Range and surjections

We already saw that functions can be total or partial. Total functions map each element of their domain to some element of the co-domain, whereas partial functions are undefined on some elements of their domain. A similar split can be found for co-domains, where there may be some elements in the co-domain that no elements of the domain are mapped to. This is why we have to distinguish a function’s co-domain from its range.

Definition of range

Given a function \(f: D \rightarrow C\), we use the term range to refer to the set of elements of \(C\) that are an output for at least one input in \(D\). More precisely, \(c \in C\) is in the range of \(f\) iff there is some \(d \in D\) such that \(d \mapsto c\).

Consider the function \(f: \mathbb{N} \rightarrow \mathbb{N}\) with \(x \mapsto 2x\). Not every natural number is a possible output of this function:

  1. \(f(0) = 0\)
  2. \(f(1) = 2\)
  3. \(f(2) = 4\)
  4. \(f(3) = 6\)
  5. and so on

The range thus does not contain all members of \(\mathbb{N}\). Instead, it consists of all even natural numbers, and nothing else.

Now suppose that we have \(f: \mathbb{R} \rightarrow \mathbb{N}\) with \(x \mapsto 2x\). For every natural number \(n\), \(\frac{n}/2\) is a real number and thus an element of \(\mathbb{R}\). Hence it must be the case that for every natural number \(n\) there is at least one element \(e\) in the domain of \(f\) such that \(f(e) = n\). So this is an example where a function’s range is identical to its co-domain.

For each one of the following functions, describe its range and say whether it is the same as the function’s co-domain. Justify your answer. As with many other exercises, getting the correct answer is less important than giving a good argument for your answer.
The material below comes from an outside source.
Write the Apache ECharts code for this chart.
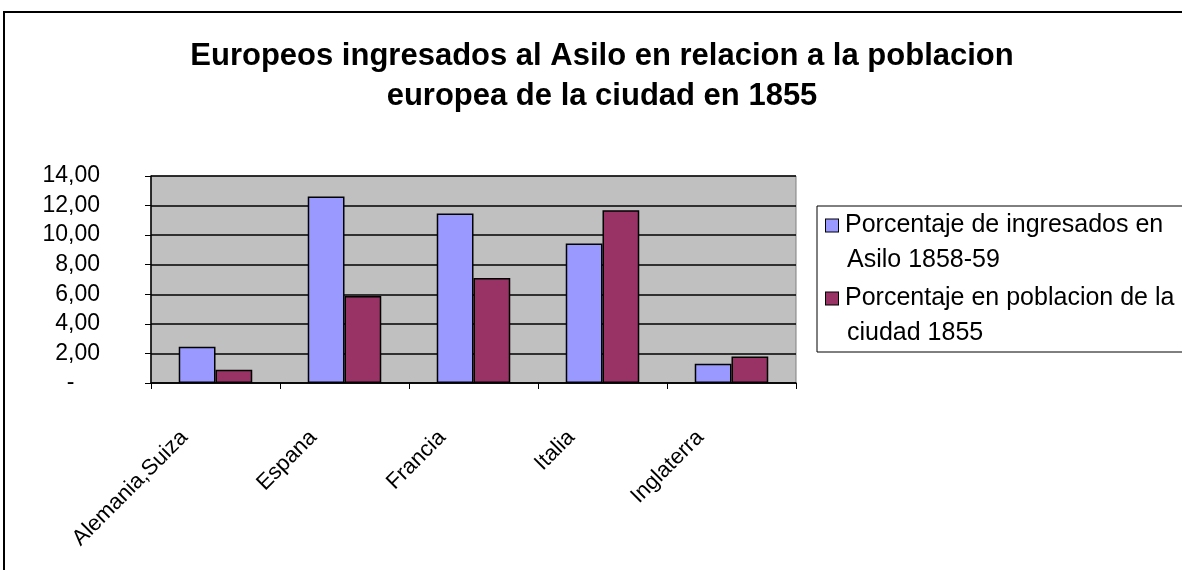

  1. \(f: \mathbb{N} \rightarrow \mathbb{N}\), \(x \mapsto x + 1\)
  2. \(f: \mathbb{N} \rightarrow \mathbb{N}\), \(x \mapsto x - 1\)
  3. \(\mathrm{len}: \Sigma^* \rightarrow \mathbb{N}\) with \(s \mapsto \left | s \right |\) (remember that \(\left | s \right |\) denotes the length of string \(s\))
  4. the child-of kinship relation among humans, limited to women (for instance, \(\mathrm{child}(\mathrm{Sue}) = \mathrm{Mary}\) iff Sue is a child of Mary)
  5. a benchmark that sorts graphics card models by their speed for neutral network training

Surjective functions

In the special case where a function’s range is identical to it’s co-domain, we say that the function is surjective or onto. Hence if we say that, say, \(f\) is a function from \(D\) onto \(C\), the use of the tiny word onto signals that \(f\) is surjective, and hence every \(c\in C\) has some \(d \in D\) such that \(f(d) = c\).

Recap

The range of a function \(f: D \rightarrow C\) is the set of all \(c \in C\) such that there is some \(d \in D\) with \(f(d) = c\). The range of \(f\) is sometimes denoted \(\mathrm{range}(f)\) or \(\mathrm{ran}(f)\). If \(\mathrm{range}(f) = C\), then \(f\) is a surjection.